When Richard Blow worked for John F. Kennedy Jr. as one of the top editors at George magazine, he signed a confidentiality agreement: His relationship with Kennedy and the details of Kennedy's personal life would be kept private.
Three years after Kennedy's untimely death in an airplane crash, Blow has written American Son: A Portrait of John F. Kennedy, Jr.
As a storm of controversy swirls around the new book — a book some critics and Kennedy loyalists insist should never have been written — Barbara Walters has the first interview with Blow.
Following are excerpts.
ABCNEWS' Barbara Walters: You signed a confidentiality agreement. Now there are people who say John Kennedy is gone, but that agreement still stands. You have betrayed him, they say. You're not loyal. How do you answer this?

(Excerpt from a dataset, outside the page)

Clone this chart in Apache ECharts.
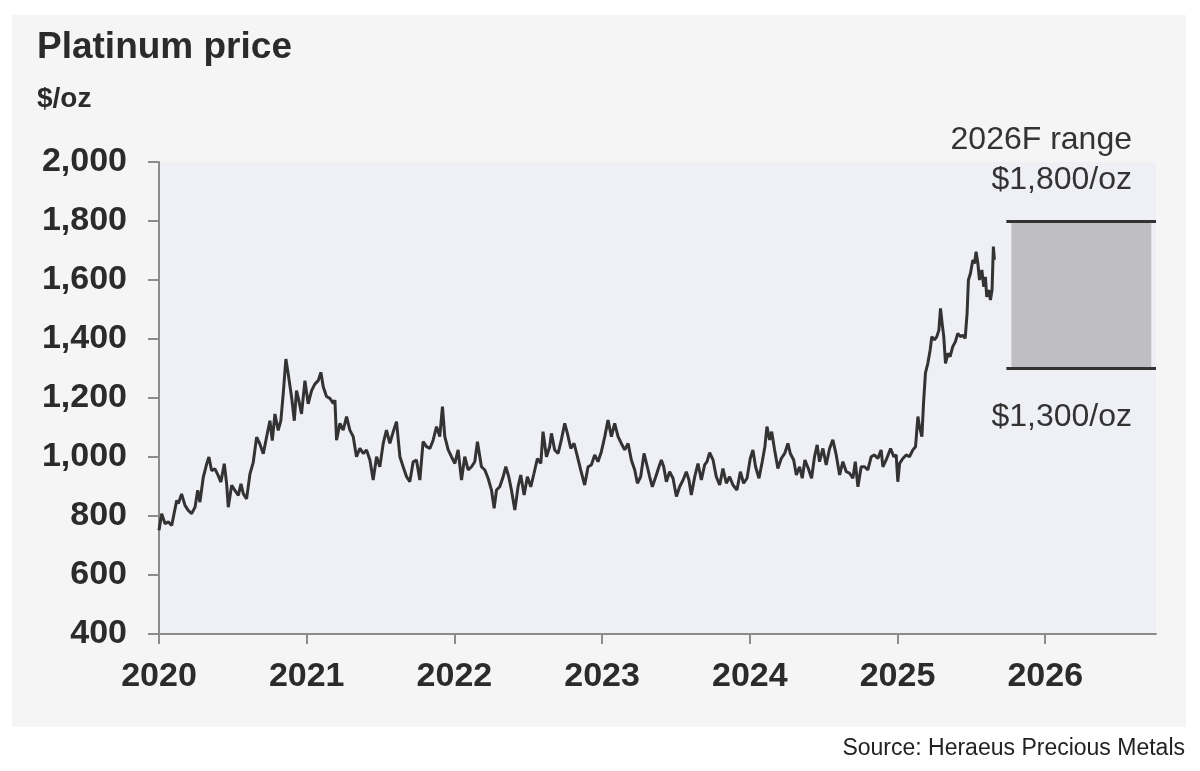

Richard Blow: This was something that John asked the original group of staffers to sign right at the beginning of George when he was uncomfortable surrounding himself with journalists. But in time, John did become more comfortable with us and stopped asking people to sign that. So I think that those of us who were there know quite clearly the intention of that agreement. It was not intended to keep people from writing about John after his death.
Walters: Would John Kennedy have wanted you to write this book?
Blow: I don't know. You know, John was someone who often had contradictory positions. He had an antipathy to the media, but he started a magazine. He didn't like the paparazzi, but he admitted that he would buy paparazzi shots to use in George. He liked his privacy, but he took his shirt off a lot in Central Park. So I wouldn't presume to say what John would feel about this book.
Walters: What are the biggest misconceptions about John Kennedy?
Blow: That he wasn't smart … He flunked the bar, he was kind of a lightweight. He was more interested in being a jock than in more substantive work … John was a very bright guy with terrific intuition.
Walters: You write about John Kennedy watching the interview that I did with Monica Lewinsky.
Blow: He was not happy. You asked Monica Lewinsky about that now-infamous stain on her dress. And John groaned. He was sitting next to me and sort of sat back in his chair and he just looked like someone had punched him in the stomach. He was very troubled by the investigation of President Clinton's personal life and his attitude about that was this is a man who's made enormous sacrifices. He shouldn't have to sacrifice all his privacy.
Walters: Carolyn [Bessette Kennedy] was beautiful, but again and again you write in the book about the efforts that she made to look beautiful. She dieted herself rail-thin, she had botox injections to forestall wrinkles at a time when people weren't doing that much with botox. She dyed her hair very blond. I mean it sounds like a woman torturing herself to look good the way you describe her.
Blow: I think that she felt that John Kennedy's wife had to look just as good as John Kennedy did. It was not as easy for her as it was for him. That was my impression. … She said, "John, don't stroke my hair. I've got so many chemicals in this hair you're going to break it." She was half-serious, but she was half-joking … She could make the effort like that to be beautiful, but at the same time make a joke about it.